I think this is wonderful news, of course.  If scientists can find a way to rid HIV from the long-living memory T-cells, then that, coupled with Haart and this drug to kill off the macrophages would effectively clear HIV from our bodies.  It seems audacious to think of that but I am hopeful that this is another important step closer to a cure.

However, this new treatment against the macrophage hideout alone I feel would provide rather useless unless scientists can find a way to clear HIV from the long-living T cells.  Otherwise, they'd kill our macrophages and the HiV hiding within it, but then hiv would repopulate the macrophages again eventually because the virus would still exist in our bodies. 

Unless we killed our macrophages entirely and kept them dead (i.e. kept taking the drug that kills the macrophages).  But I cannot imagine that would be good for us as macrophages are an important part of our immune system.  Treatment like this would have to have everyone on some sort of antibiotic to make sure we didn't start getting bacterial infections and the like. 

So while this new finding is great, it is essentially useless unless its used in conjunction with haart and another yet to be found treatment to remove hiv from long-lived t-cells.  It sounds like we have two out of the three here, one day a cure, one day a cure...............

[John2038]

So while this new finding is great, it is essentially useless unless its used in conjunction with haart and another yet to be found treatment to remove hiv from long-lived t-cells.  It sounds like we have two out of the three here, one day a cure, one day a cure...............

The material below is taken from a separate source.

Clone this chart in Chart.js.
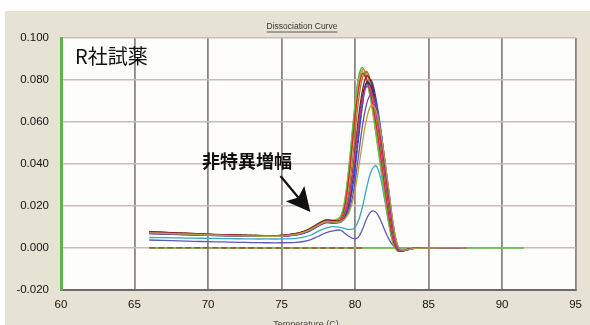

Fortunately, you are wrong

The treatment cause the suicide of infected macrophages (Akt inhibited), not the healthy cells:
This study is seeking to show that Akt inhibition ends the survival of HIV-infected macrophage reservoirs under real-life conditions.

[J220]

I think what Patrick was referring to were infected T-cells, not healthy cells. He's right in that the article states that this new technique targets infected macrophages only. That leaves the second pool of infected T-cells intact, or so we presume at this time. There could be some kind of secondary mechanism that does target those as well, we can only hope.


"...drugs don't eliminate HIV because they can't reach the two known pools of cells where the virus can lie dormant, ever ready to resurface. So-called memory T cells form one such pool....Macrophages, another type of immune cell, form the second pool."

[Patrick]

Yes, I think I misread the article a bit.  If the drug does indeed only target infected macrophages (assuming HIV hasn't infected the majority of them anyway in most of us) then this is indeed a good thing.  Killing infected macrophages could help with keeping viral load down.  Then, presumably, if you could rid the infected long-lived T cells of HIV then you could achieve eradication since you'd be destroying HIV in the reservoirs plus the circulating blood.

I can't imagine that scientists won't figure out a way to target the HIV in the long-lived T cells soon.  It doesn't seem like too far of a jump in science from what is going on currently.  If they can figure that one out, than eradication is possible.  I remain hopeful that one day I will be free of this virus.

[J220]

I am very hopeful as well, not a week goes by that we don't see some great piece of news about further advances. I think they are getting close, very close! Cheers, J.